> _Aim_: Retype the opening lines of the listing below, ending with the line that contains "700, 800, 900];", and leave out any pictures.

----- Provided data

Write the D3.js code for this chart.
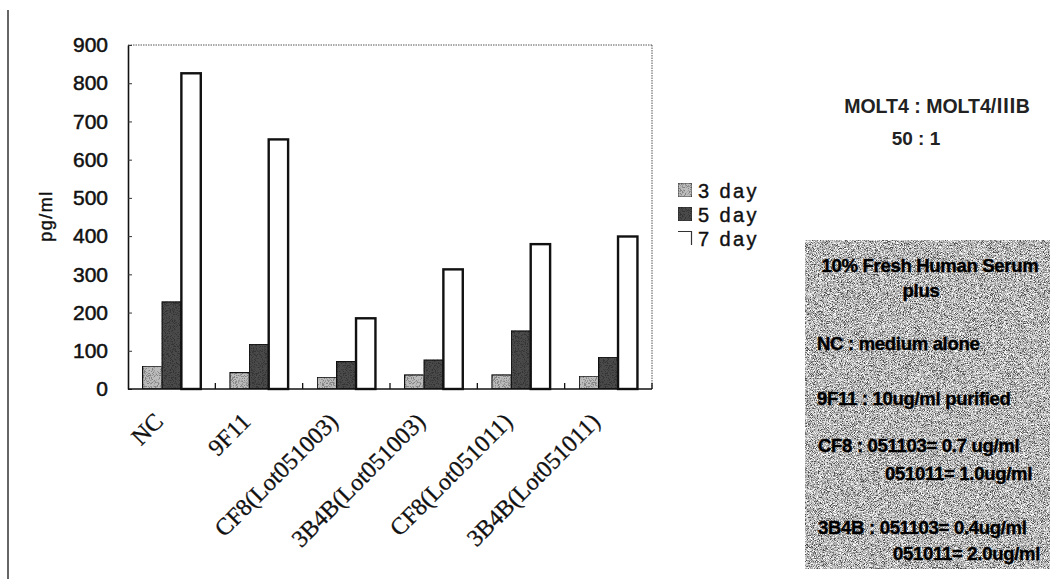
<!DOCTYPE html>
<html>
<head>
<meta charset="utf-8">
<script src="https://cdn.jsdelivr.net/npm/d3@7"></script>
<style>
  html, body { margin: 0; padding: 0; background: #fff; }
  svg { display: block; }
</style>
</head>
<body>
<svg id="chart" width="1052" height="579"></svg>
<script>
// Sample groups and measured concentration (pg/ml) per incubation day
const categories = ["NC", "9F11", "CF8(Lot051003)", "3B4B(Lot051003)", "CF8(Lot051011)", "3B4B(Lot051011)"];
const seriesNames = ["3 day", "5 day", "7 day"];
const day3 = [60, 43, 31, 37, 37, 34];
const day5 = [228, 117, 72, 76, 152, 83];
const day7 = [826, 653, 185, 313, 379, 399];
const yTicks = [0, 100, 200, 300, 400, 500, 600, 700, 800, 900];

const cellRatio = ["MOLT4 : MOLT4/\u2162B", "50 : 1"];
const noteLines = [
  "10% Fresh Human Serum",
  "plus",
  "NC : medium alone",
  "9F11 : 10ug/ml purified",
  "CF8 : 051103= 0.7 ug/ml",
  "051011= 1.0ug/ml",
  "3B4B : 051103= 0.4ug/ml",
  "051011= 2.0ug/ml"
];

const seriesValues = [day3, day5, day7];
const rows = categories.map((c, i) => ({
  cat: c,
  vals: seriesNames.map((s, k) => ({ series: s, value: seriesValues[k][i] }))
}));

const svg = d3.select("#chart");
const defs = svg.append("defs");

// pixel-scale speckle used for the shaded bars and the notes box
function grainFilter(id, freq, seed, gain, table) {
  const f = defs.append("filter").attr("id", id)
    .attr("x", 0).attr("y", 0).attr("width", 1).attr("height", 1)
    .attr("filterUnits", "objectBoundingBox")
    .attr("color-interpolation-filters", "sRGB");
  f.append("feTurbulence").attr("type", "fractalNoise")
    .attr("baseFrequency", freq).attr("numOctaves", 3).attr("seed", seed).attr("result", "n");
  const off = 0.5 - gain * 0.5;
  f.append("feColorMatrix").attr("in", "n").attr("type", "matrix")
    .attr("values", `${gain} 0 0 0 ${off}  ${gain} 0 0 0 ${off}  ${gain} 0 0 0 ${off}  0 0 0 0 1`)
    .attr("result", "g");
  const ct = f.append("feComponentTransfer").attr("in", "g").attr("result", "s");
  ["feFuncR", "feFuncG", "feFuncB"].forEach(fn =>
    ct.append(fn).attr("type", "discrete").attr("tableValues", table));
  f.append("feBlend").attr("in", "s").attr("in2", "SourceGraphic").attr("mode", "multiply").attr("result", "b");
  f.append("feComposite").attr("in", "b").attr("in2", "SourceGraphic").attr("operator", "in");
}
grainFilter("grainBar", 1.1, 4, 3, "0.7 0.8 0.9 1 1 1 1");
grainFilter("grainBox", 1.3, 7, 2.2, "0.3 0.45 0.58 0.68 0.76 0.84 0.92 1");

const plot = { left: 128, right: 652, top: 45, bottom: 389 };

const x = d3.scaleBand().domain(categories).range([plot.left, plot.right]).paddingInner(0).paddingOuter(0);
const xs = d3.scaleBand().domain(seriesNames).range([0, x.bandwidth()]).paddingInner(0).paddingOuter(0.75);
const y = d3.scaleLinear().domain([0, 900]).range([plot.bottom, plot.top]);

const fills = { "3 day": "#bcbcbc", "5 day": "#4a4a4a", "7 day": "#ffffff" };

// page margin rule on the far left
svg.append("line").attr("x1", 8).attr("x2", 8).attr("y1", 10).attr("y2", 579)
  .attr("stroke", "#333").attr("stroke-width", 1.5);

// plot-area frame (top and right are dotted)
svg.append("line").attr("x1", plot.left).attr("x2", plot.right).attr("y1", plot.top).attr("y2", plot.top)
  .attr("stroke", "#555").attr("stroke-width", 1).attr("stroke-dasharray", "1.5,1");
svg.append("line").attr("x1", plot.right).attr("x2", plot.right).attr("y1", plot.top).attr("y2", plot.bottom)
  .attr("stroke", "#555").attr("stroke-width", 1).attr("stroke-dasharray", "1.5,1");

// bars
const g = svg.append("g");
const groups = g.selectAll("g.grp").data(rows).join("g")
  .attr("transform", d => `translate(${x(d.cat)},0)`);
groups.selectAll("rect").data(d => d.vals).join("rect")
  .attr("x", d => xs(d.series))
  .attr("y", d => y(d.value))
  .attr("width", xs.bandwidth())
  .attr("height", d => y(0) - y(d.value))
  .attr("fill", d => fills[d.series])
  .attr("stroke", "#111")
  .attr("stroke-width", d => d.series === "7 day" ? 2.4 : 1.3)
  .attr("filter", d => d.series === "7 day" ? null : "url(#grainBar)");

// y axis
const yAxis = d3.axisLeft(y).tickValues(yTicks).tickSize(-4).tickPadding(20).tickSizeOuter(0);
const ya = svg.append("g").attr("transform", `translate(${plot.left},0)`).call(yAxis);
ya.select(".domain").attr("stroke", "#111").attr("stroke-width", 1.6);
ya.selectAll(".tick line").attr("stroke", "#333");
ya.selectAll(".tick text")
  .attr("font-family", "Liberation Sans, Arial, sans-serif")
  .attr("font-size", 21).attr("fill", "#111")
  .attr("stroke", "#111").attr("stroke-width", 0.5);

// x axis with inward ticks at category boundaries
const xa = svg.append("g").attr("transform", `translate(0,${plot.bottom})`);
xa.append("line").attr("x1", plot.left).attr("x2", plot.right).attr("y1", 0).attr("y2", 0)
  .attr("stroke", "#111").attr("stroke-width", 1.6);
xa.selectAll("line.tk").data(categories.slice(1).concat(["__end"])).join("line")
  .attr("class", "tk")
  .attr("x1", d => d === "__end" ? plot.right : x(d))
  .attr("x2", d => d === "__end" ? plot.right : x(d))
  .attr("y1", 0).attr("y2", -6)
  .attr("stroke", "#111").attr("stroke-width", 1.3);

// rotated category labels
svg.append("g").selectAll("text").data(categories).join("text")
  .attr("transform", d => `translate(${x(d) + x.bandwidth() / 2 - 7},${plot.bottom + 34}) rotate(-45)`)
  .attr("text-anchor", "end")
  .attr("font-family", "Liberation Serif, Times New Roman, serif")
  .attr("font-size", 24).attr("fill", "#111")
  .attr("stroke", "#111").attr("stroke-width", 0.3)
  .text(d => d);

// y axis title
svg.append("text")
  .attr("transform", "translate(52,216) rotate(-90)")
  .attr("text-anchor", "middle")
  .attr("font-family", "Liberation Sans, Arial, sans-serif")
  .attr("font-size", 18).attr("letter-spacing", 1.5).attr("fill", "#111")
  .attr("stroke", "#111").attr("stroke-width", 0.4)
  .text("pg/ml");

// legend
const lg = svg.append("g").attr("transform", "translate(678,183)");
const li = lg.selectAll("g").data(seriesNames).join("g")
  .attr("transform", (d, i) => `translate(0,${i * 24})`);
li.filter(d => d !== "7 day").append("rect")
  .attr("width", 14).attr("height", 14)
  .attr("fill", d => fills[d]).attr("stroke", "#222").attr("stroke-width", 0.8)
  .attr("filter", "url(#grainBar)");
li.filter(d => d === "7 day").append("path")
  .attr("d", "M0,0.5H13.5V14").attr("fill", "none").attr("stroke", "#333").attr("stroke-width", 1.2);
li.append("text").attr("x", 20).attr("y", 14.5)
  .attr("font-family", "Liberation Sans, Arial, sans-serif")
  .attr("font-size", 20).attr("letter-spacing", 2.4).attr("fill", "#111")
  .attr("stroke", "#111").attr("stroke-width", 0.4)
  .text(d => d);

// cell ratio annotation
svg.append("text").attr("x", 937).attr("y", 113).attr("text-anchor", "middle")
  .attr("font-family", "Liberation Sans, Noto Sans CJK JP, Arial, sans-serif")
  .attr("font-weight", "bold").attr("font-size", 19.5).attr("fill", "#222")
  .text(cellRatio[0]);
svg.append("text").attr("x", 916).attr("y", 145).attr("text-anchor", "middle")
  .attr("font-family", "Liberation Sans, Arial, sans-serif")
  .attr("font-weight", "bold").attr("font-size", 19).attr("fill", "#222")
  .text(cellRatio[1]);

// notes box
svg.append("rect").attr("x", 805).attr("y", 240).attr("width", 245).attr("height", 329)
  .attr("fill", "#ffffff").attr("filter", "url(#grainBox)");
const noteLayout = [
  { y: 272, x: 930, anchor: "middle" },
  { y: 297, x: 921, anchor: "middle" },
  { y: 350, x: 817, anchor: "start" },
  { y: 405, x: 817, anchor: "start" },
  { y: 452, x: 818, anchor: "start" },
  { y: 480, x: 1032, anchor: "end" },
  { y: 534, x: 818, anchor: "start" },
  { y: 560, x: 1040, anchor: "end" }
];
svg.append("g").selectAll("text").data(noteLines).join("text")
  .attr("x", (d, i) => noteLayout[i].x)
  .attr("y", (d, i) => noteLayout[i].y)
  .attr("text-anchor", (d, i) => noteLayout[i].anchor)
  .attr("font-family", "Liberation Sans, Arial, sans-serif")
  .attr("font-weight", "bold").attr("font-size", 18.5).attr("fill", "#000")
  .attr("stroke", "#000").attr("stroke-width", 0.4)
  .attr("letter-spacing", -0.3)
  .text(d => d);
</script>
</body>
</html>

----------

> _Completed task_:
Write the D3.js code for this chart.
<!DOCTYPE html>
<html>
<head>
<meta charset="utf-8">
<script src="https://cdn.jsdelivr.net/npm/d3@7"></script>
<style>
  html, body { margin: 0; padding: 0; background: #fff; }
  svg { display: block; }
</style>
</head>
<body>
<svg id="chart" width="1052" height="579"></svg>
<script>
// Sample groups and measured concentration (pg/ml) per incubation day
const categories = ["NC", "9F11", "CF8(Lot051003)", "3B4B(Lot051003)", "CF8(Lot051011)", "3B4B(Lot051011)"];
const seriesNames = ["3 day", "5 day", "7 day"];
const day3 = [60, 43, 31, 37, 37, 34];
const day5 = [228, 117, 72, 76, 152, 83];
const day7 = [826, 653, 185, 313, 379, 399];
const yTicks = [0, 100, 200, 300, 400, 500, 600, 700, 800, 900];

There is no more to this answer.